Thanks Fluiddruid :slight_smile:

Oh crap… :smack:

No problem. :slight_smile:

Does it seem to anyone else that there is a growing attitude that adults aren’t really adults, they’re big children and should get special protection?

Like the recent huge thread over firing. No matter if you don’t show up on time, leave early, assault coworkers, simply can’t do the job. No matter if you’ve been given warnings and pointed to psychiatric and job training resources. No matter what, firing an employee is ‘brutal’ because the poor soul will no longer be getting a paycheck from you. :rolleyes:

Now it’s, no matter if the tenants have chosen to live on a month-to-month tenancy, no matter if they’ve been voluntarily given twice the legally required notice.

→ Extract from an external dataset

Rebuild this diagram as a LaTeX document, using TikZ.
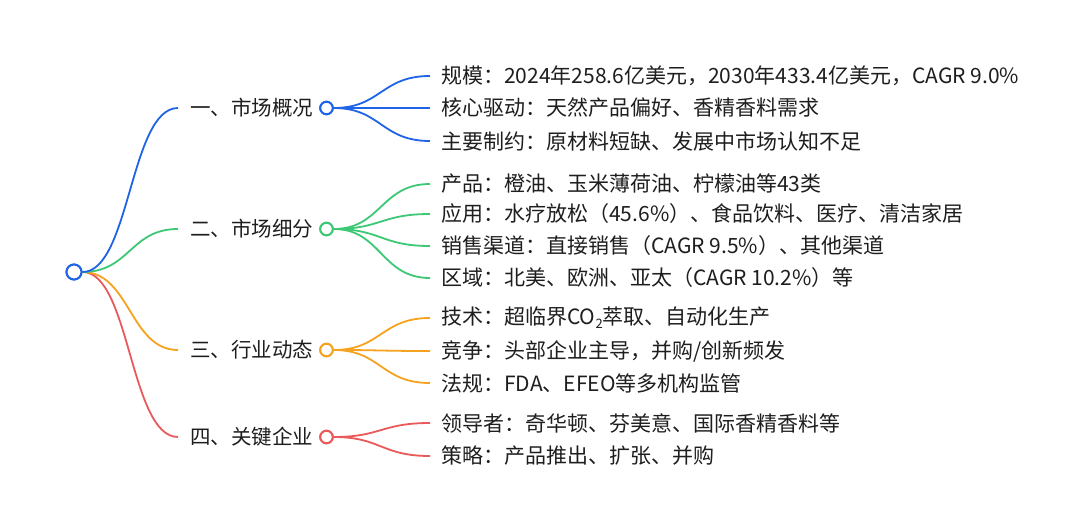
\documentclass[tikz,border=0pt]{standalone}
\usepackage{fontspec}
\setmainfont{Noto Sans CJK SC}
\definecolor{cblue}{HTML}{1F63E6}
\definecolor{cgreen}{HTML}{3DC876}
\definecolor{corange}{HTML}{F5A31E}
\definecolor{cred}{HTML}{EB5A5A}
\definecolor{ctext}{HTML}{1E1E1E}
\newcommand{\subtwo}{\raisebox{-0.18em}{\fontsize{13}{13}\selectfont 2}}
\begin{document}
\begin{tikzpicture}[x=1pt,y=-1pt,
  rootdot/.style={circle,draw=cblue,fill=white,line width=2pt,minimum size=15pt,inner sep=0},
  bdot/.style={circle,draw=#1,fill=white,line width=2pt,minimum size=12.5pt,inner sep=0},
  btext/.style={anchor=west,inner xsep=12pt,inner ysep=0,text=ctext,font=\fontsize{20.5}{24}\selectfont},
  leaf/.style={anchor=west,inner xsep=11pt,inner ysep=0,text=ctext,font=\fontsize{21}{25}\selectfont},
  conn/.style={draw=#1,line width=1.8pt}]
\fill[white] (0,0) rectangle (1080,530);
\useasboundingbox (0,0) rectangle (1080,530);

% root
\node[rootdot] (root) at (74,272) {};

% branches
\node[btext] (b1) at (178,108) {一、市场概况};
\node[btext] (b2) at (178,229) {二、市场细分};
\node[btext] (b3) at (178,350) {三、行业动态};
\node[btext] (b4) at (178,437) {四、关键企业};

\node[bdot=cblue]   (d1) at (326.5,108) {};
\node[bdot=cgreen]  (d2) at (326.5,229) {};
\node[bdot=corange] (d3) at (326.5,350) {};
\node[bdot=cred]    (d4) at (326.5,437) {};

% root connectors
\draw[conn=cred]    (root.east) .. controls (130,272) and (130,437) .. (b4.west);
\draw[conn=corange] (root.east) .. controls (130,272) and (130,350) .. (b3.west);
\draw[conn=cgreen]  (root.east) .. controls (130,272) and (130,229) .. (b2.west);
\draw[conn=cblue]   (root.east) .. controls (130,272) and (130,108) .. (b1.west);
\node[rootdot] at (root) {};

% leaves branch 1
\node[leaf] (l11) at (430,76) {规模：2024年258.6亿美元，2030年433.4亿美元，CAGR 9.0\%};
\node[leaf] (l12) at (430,108) {核心驱动：天然产品偏好、香精香料需求};
\node[leaf] (l13) at (430,141) {主要制约：原材料短缺、发展中市场认知不足};
% leaves branch 2
\node[leaf] (l21) at (430,184) {产品：橙油、玉米薄荷油、柠檬油等43类};
\node[leaf] (l22) at (430,214) {应用：水疗放松（45.6\%）、食品饮料、医疗、清洁家居};
\node[leaf] (l23) at (430,246) {销售渠道：直接销售（CAGR 9.5\%）、其他渠道};
\node[leaf] (l24) at (430,278) {区域：北美、欧洲、亚太（CAGR 10.2\%）等};
% leaves branch 3
\node[leaf] (l31) at (430,318) {技术：超临界CO\subtwo 萃取、自动化生产};
\node[leaf] (l32) at (430,351) {竞争：头部企业主导，并购/创新频发};
\node[leaf] (l33) at (430,383) {法规：FDA、EFEO等多机构监管};
% leaves branch 4
\node[leaf] (l41) at (430,423) {领导者：奇华顿、芬美意、国际香精香料等};
\node[leaf] (l42) at (430,456) {策略：产品推出、扩张、并购};

% child connectors
\foreach \l in {l11,l12,l13}
  \draw[conn=cblue] (d1.east) .. controls (381,108) and (381,0|-\l.west) .. (\l.west);
\foreach \l in {l21,l22,l23,l24}
  \draw[conn=cgreen] (d2.east) .. controls (381,229) and (381,0|-\l.west) .. (\l.west);
\foreach \l in {l31,l32,l33}
  \draw[conn=corange] (d3.east) .. controls (381,350) and (381,0|-\l.west) .. (\l.west);
\foreach \l in {l41,l42}
  \draw[conn=cred] (d4.east) .. controls (381,437) and (381,0|-\l.west) .. (\l.west);

\node[bdot=cblue]   at (d1) {};
\node[bdot=cgreen]  at (d2) {};
\node[bdot=corange] at (d3) {};
\node[bdot=cred]    at (d4) {};
\end{tikzpicture}
\end{document}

Asking tenants to move out makes you a cold-hearted, uncaring bitch.

And there have been other threads that come across the same way, like a toddler stamping his foot and screaming “It’s not fair!” when told to go to bed:

Employees who bitch and moan about having to meet the company’s dress code.

Or having to work required hours that interfere with fun activities the employee would rather be doing.

Or hissy fits thrown when someone makes a mistake in assembling a sandwich. (I’m not saying you shouldn’t point out errors and get them fixed, but acting like the employee has done whatever for the evil pleasure of pissing you off?)
Maybe I’m showing my age, but there used to be this condition called ‘being a adult’ or ‘having maturity’ and achieving it mean you were expected to have some self-control, emotional stability, sense of responsibility, knowledge of community standards and a will to meet them, and so forth.

And that you were aware of the easily predictable consequences of your actions (if you screw up at work, you get fired; if you rent month to month, you can be asked to move in four weeks) and either did what was necessary to avoid incurring the consequences OR at least shut up and dealt as gracefully as possible when they happen.

Well said, Starving. Sense of Responsibility has given was to Sense of Entitlement. It’s endemic and it’s disgusting.

I concur with both of you. Life’s a bitch. Suck it up, princess.

To be fair, StarvingButStrong, there was only one person bitching about people getting fired. The majority agreed the person had it coming.